Rory O'Connor was the championship's top scorer with 0-37.

==Team summaries==

| Team | County | Captain(s) | Manager | Most recent success |  |  |  |
| All-Ireland | Provincial | County |  |
| Ballygunner | Waterford | Mikey Mahony Adam Hogan | Jason Ryan | 2022 | 2023 | 2024 |  |
| Ballyhale Shamrocks | Kilkenny | T. J. Reid | Henry Shefflin | 2023 | 2022 | 2022 |  |
| Castletown Geoghegan | Westmeath | Aonghus Clarke | Alan Mangan | — | — | 2024 |  |
| Clough–Ballacolla | Laois | Aidan Corby | Willie Hyland | — | — | 2024 |  |
| Éire Óg | Clare | David Reidy | Gerry O'Connor | — | — | 1990 |  |
| Kilcormac–Killoughey | Offaly | Conor Slevin | Declan Laffan | — | 2012 | 2024 |  |
| Loughmore–Castleiney | Tipperary | Liam McGrath | Éamonn Kelly | — | 2007 | 2024 |  |
| Loughrea | Galway | Ian Hanrahan | Tommy Kelly | — | 2006 | 2024 |  |
| Mount Leinster Rangers | Carlow | Kevin McDonald | Paul O'Brien | — | 2013 | 2023 |  |
| Na Piarsaigh | Limerick | Jerome Boylan | Shane O'Neill | 2016 | 2017 | 2023 |  |
| Naas | Kildare | Brian Byrne | Tom Mullally | — | — | 2024 |  |
| Portaferry | Down | Matthew Conlan | Gerard McGrattan | — | 2014 | 2024 |  |
| Sarsfields | Cork | Conor O'Sullivan | Johnny Crowley | — | 2024 | 2023 |  |
| Setanta | Donegal | Mark Callaghan | Mark Marley | — | — | 2022 |  |
| Slaughtneil | Derry | Mark McGuigan | Paul McCormack | — | 2024 | 2024 |  |
| St John's | Antrim | Ciaran Johnston | Gerard Cunningham | — | 1973 | 1973 |  |
| St Martin's | Wexford | Conor Firman | Daithí Hayes | — | — | 2024 |  |

==Munster==

The draw for the Munster Club Championship took place on 31 July 2025.
==Ulster==

The draw for the Ulster Club Championship took place on 5 August 2025.

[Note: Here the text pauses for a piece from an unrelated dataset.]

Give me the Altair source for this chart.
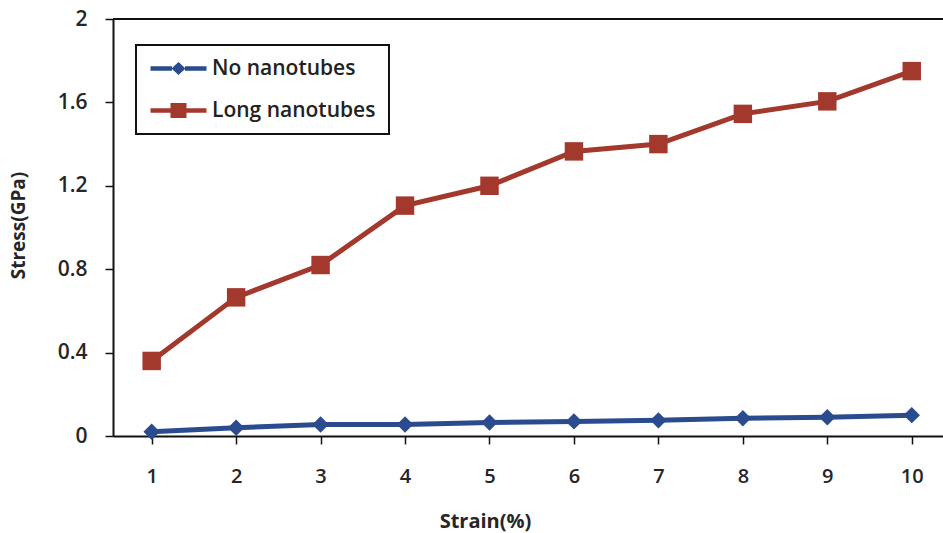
import altair as alt
import pandas as pd

# Strain levels (%) and measured stress (GPa) for each specimen type
strain = [1, 2, 3, 4, 5, 6, 7, 8, 9, 10]
no_nanotubes = [0.02, 0.04, 0.055, 0.055, 0.065, 0.07, 0.075, 0.085, 0.09, 0.10]
long_nanotubes = [0.36, 0.665, 0.82, 1.105, 1.2, 1.365, 1.40, 1.545, 1.605, 1.75]

series_names = ["No nanotubes", "Long nanotubes"]
series_colors = ["#2A4B8D", "#A3382C"]
y_ticks = [0, 0.4, 0.8, 1.2, 1.6, 2]

df = pd.DataFrame(
    {
        "strain": strain * 2,
        "stress": no_nanotubes + long_nanotubes,
        "series": [series_names[0]] * len(strain) + [series_names[1]] * len(strain),
    }
)

FONT = "Open Sans"
TEXT = "#262626"
X_DOMAIN = [0.542, 10.37]

x_enc = alt.X(
    "strain:Q",
    scale=alt.Scale(domain=X_DOMAIN, nice=False, zero=False),
    axis=alt.Axis(
        title="Strain(%)",
        values=strain,
        format="d",
        grid=False,
        tickSize=8,
        tickColor="#111",
        tickWidth=1.5,
        domainColor="#111",
        domainWidth=2,
        labelFont=FONT,
        labelFontSize=20,
        labelFontWeight=600,
        labelColor=TEXT,
        labelPadding=22,
        titleFont=FONT,
        titleFontSize=20,
        titleFontWeight="bold",
        titleColor=TEXT,
        titleX=372,
        titleY=91,
        titleBaseline="alphabetic",
    ),
)
y_enc = alt.Y(
    "stress:Q",
    scale=alt.Scale(domain=[0, 2], nice=False),
    axis=alt.Axis(
        title="Stress(GPa)",
        values=y_ticks,
        format="~g",
        grid=False,
        tickSize=8,
        tickColor="#111",
        tickWidth=1.5,
        domainColor="#111",
        domainWidth=2,
        labelFont=FONT,
        labelFontSize=21,
        labelFontWeight=600,
        labelColor=TEXT,
        labelPadding=18,
        titleFont=FONT,
        titleFontSize=19,
        titleFontWeight="bold",
        titleColor=TEXT,
        titleX=-104,
        titleY=206,
        titleBaseline="top",
    ),
)

color_scale = alt.Scale(domain=series_names, range=series_colors)

# Legend symbols: a line segment with the series marker in the middle
diamond_key = (
    "M-5.6,-0.45H-1.3V0.45H-5.6Z"
    "M-1.4,0L0,-1.3L1.4,0L0,1.3Z"
    "M1.3,-0.45H5.6V0.45H1.3Z"
)
square_key = (
    "M-5.6,-0.45H-1.6V0.45H-5.6Z"
    "M-1.6,-1.5H1.6V1.5H-1.6Z"
    "M1.6,-0.45H5.6V0.45H1.6Z"
)

series_legend = alt.Legend(
    title=None,
    orient="none",
    legendX=23,
    legendY=26,
    padding=13,
    strokeColor="#111",
    fillColor="white",
    symbolSize=100,
    symbolStrokeWidth=0,
    symbolOpacity=1,
    symbolOffset=19,
    labelOffset=23,
    labelLimit=400,
    labelFont=FONT,
    labelFontSize=21,
    labelFontWeight=600,
    labelColor="#222",
    rowPadding=20,
)

lines = (
    alt.Chart(df)
    .mark_line(strokeWidth=5)
    .encode(
        x=x_enc,
        y=y_enc,
        color=alt.Color("series:N", scale=color_scale, legend=series_legend),
    )
)

diamonds = (
    alt.Chart(df)
    .transform_filter(alt.datum.series == series_names[0])
    .mark_point(shape="diamond", filled=True, opacity=1, size=270, color=series_colors[0])
    .encode(x="strain:Q", y="stress:Q")
)

squares = (
    alt.Chart(df)
    .transform_filter(alt.datum.series == series_names[1])
    .mark_point(shape="square", filled=True, opacity=1, size=340, color=series_colors[1])
    .encode(x="strain:Q", y="stress:Q")
)

legend_layer = (
    alt.Chart(df)
    .transform_filter("false")
    .mark_point(filled=True, opacity=1)
    .encode(
        x="strain:Q",
        y="stress:Q",
        color=alt.Color("series:N", scale=color_scale, legend=series_legend),
        shape=alt.Shape(
            "series:N",
            scale=alt.Scale(domain=series_names, range=[diamond_key, square_key]),
            legend=series_legend,
        ),
    )
)

# Top frame line of the plot area
top_frame = (
    alt.Chart()
    .mark_rule(color="#111", strokeWidth=2)
    .encode(x=alt.datum(X_DOMAIN[0]), x2=alt.datum(X_DOMAIN[1]), y=alt.datum(2))
)

chart = (
    alt.layer(lines, diamonds, squares, legend_layer, top_frame)
    .properties(
        width=830,
        height=417,
        padding={"left": 113, "top": 19, "right": 0, "bottom": 97},
        autosize=alt.AutoSizeParams(type="none"),
        background="white",
    )
    .configure_view(stroke=None)
    .configure_legend(strokeWidth=2)
)

chart.save("out.html", embed_options={"renderer": "svg", "actions": False})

==Championship statistics==
===Top scorers===

| Rank | Player | Club | Tally | Total | Matches | Average |
| 1 | Rory O'Connor | St Martin's | 0-37 | 37 | 4 | 9.25 |
| 2 | Pauric Mahony | Ballygunner | 0-30 | 30 | 4 | 7.50 |
| 3 | T. J. Reid | Ballyhale Shamrocks | 0-28 | 28 | 3 | 9.33 |
| 4 | Dessie Hutchinson | Ballygunner | 2-21 | 27 | 5 | 5.40 |
| 5 | Danny Russell | Éire Óg | 2-20 | 26 | 2 | 13.00 |
| 6 | Shéa Cassidy | Slaughtneil | 0-22 | 22 | 3 | 7.33 |
| 7 | Oisín MacManus | St John's | 0-21 | 21 | 2 | 10.50 |
| 8 | Jack Sheridan | Naas | 1-16 | 19 | 2 | 9.50 |
| 9 | Patrick Fitzgerald | Ballygunner | 1-13 | 16 | 5 | 3.20 |
| 10 | Stephen Bergin | Clough–Ballacolla | 0-15 | 15 | 2 | 7.50 |
| Jack O'Connor | St Martin's | 0-15 | 15 | 4 | 3.75 |

- In a single game

| Rank | Player | Club | Tally | Total | Opposition |
| 1 | Danny Russell | Éire Óg | 1-14 | 17 | Loughmore–Castleiney |
| 2 | Rory O'Connor | St Martin's | 0-14 | 14 | Naas |
| 3 | Oisín MacManus | St John's | 0-12 | 12 | Setanta |
| T. J. Reid | Ballyhale Shamrocks | 0-12 | 12 | Kilcormac–Killoughey |
| John McGrath | Loughmore–Castleiney | 0-12 | 12 | Éire Óg |
| 6 | Jack Sheridan | Naas | 1-08 | 11 | Mount Leinster Rangers |
| Rory O'Connor | St Martin's | 0-11 | 11 | Ballyhale Shamrocks |
| Niall O'Brien | Castletown Geoghegan | 0-11 | 11 | Clough–Ballacolla |
| Shéa Cassidy | Slaughtneil | 0-11 | 11 | Portaferry |
| 10 | Pauric Mahony | Ballygunner | 0-10 | 10 | Sarsfields |
| Cormac O'Doherty | Slaughtneil | 0-10 | 10 | St John's |
| T. J. Reid | Ballyhale Shamrocks | 0-10 | 10 | Clough–Ballacolla |
| Cathal Coleman | Portaferry | 0-10 | 10 | Slaughtneil |

===Miscellaneous===

- Ballygunner became the first team to win six Munster Club Championship titles.
- St Martin's won the Leinster Club Championship title for the first time.